L’équilibre reste cependant fragile : l’absence totale de mousson en 2016 a révélé les limites du modèle alors même que la ville voudrait accueillir 15 fois plus d’habitants qu’aujourd’hui. Plus que jamais, il s’agit de privilégier l’économie de la ressource.

Le soleil et le vent

L’un des équipements iconiques d’Auroville est la Solar Kitchen dont la construction fut achevée en 1997. Comme son nom l’indique, cette cuisine centrale qui délivre 1000 repas (végétariens) par jour, dont la moitié aux écoles, fonctionne autour d’un four chauffé par une large parabole solaire.

Solar kitchen

Dès le début des années 1990, le solaire s’est déployé à Auroville, notamment pour l’alimentation électrique des pompes à eau. L’Auroville Energy Group installe ainsi, entre 1997 et 2003, 2000 pompes solaires en Inde du Sud dont 200 à Auroville. Pour leur fourniture en électricité, plusieurs communautés d’Auroville ont choisi de ne pas se raccorder au réseau de l’EDF local, par souci d’autonomie et aussi parce qu’il est très coûteux de tirer une ligne conventionnelle. Le cyclone Thane de 2011, en privant la région d’électricité pendant près d’un mois, a montré que l’autoproduction avait du bon. Et la baisse du prix des panneaux solaires contribue à leur démocratisation. L’éolien est l’autre ENR utilisée à Auroville : une trentaine d’éoliennes sont installées sur les 20 km² du territoire et servent notamment au pompage de l’eau

Alors smart ou pas smart ? Malgré le bilan annoncé plus qu’auto-suffisant (une couverture des besoins à 160 % par les ENR), les longues coupures ne sont pas rares et l’on se surprend à entendre alors le vrombissement des générateurs prendre le relais avec émanations d’essence à la clé. La gratuité de l’énergie pour le pompage de l’eau a en outre le même effet pervers que celle de l’électricité accordée par le gouvernement aux agriculteurs : l’eau est consommée sans compter. Les vertes pelouses qui entourent le Matrimandir signalent également que l’arrosage intensif n’a pas totalement disparu. Enfin, on reste dubitatif devant l’eau biodynamisée, enrichie de sons et de vibrations, censée devenir source de jouvence…

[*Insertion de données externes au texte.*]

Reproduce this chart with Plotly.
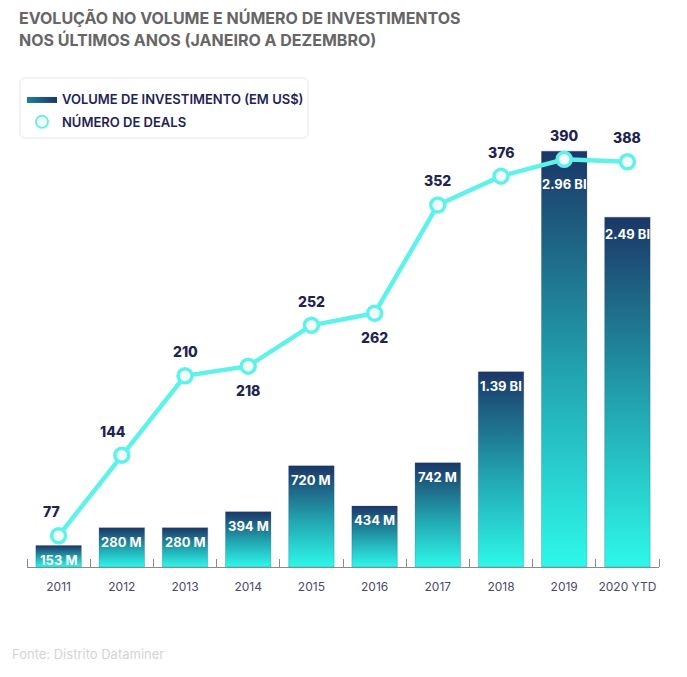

Mais tout de même… On ne peut qu’applaudir la fourniture d’eau portable aux villages. On se réjouit devant les stations de recharge pour véhicules électriques, mobylettes, scooters et petites voitures. On s’étonne devant les boucles locales d’énergie, la collecte de données effectuées par des compteurs bidirectionnels ou par le WattMon, un monitoring spécialement adapté pour le solaire, et désormais exporté dans 25 pays. Si le zero waste ou la neutralité carbone sont loin d’être atteints, la petite ville, forte seulement de 2500 habitants, poursuit inlassablement sa vocation de laboratoire urbain.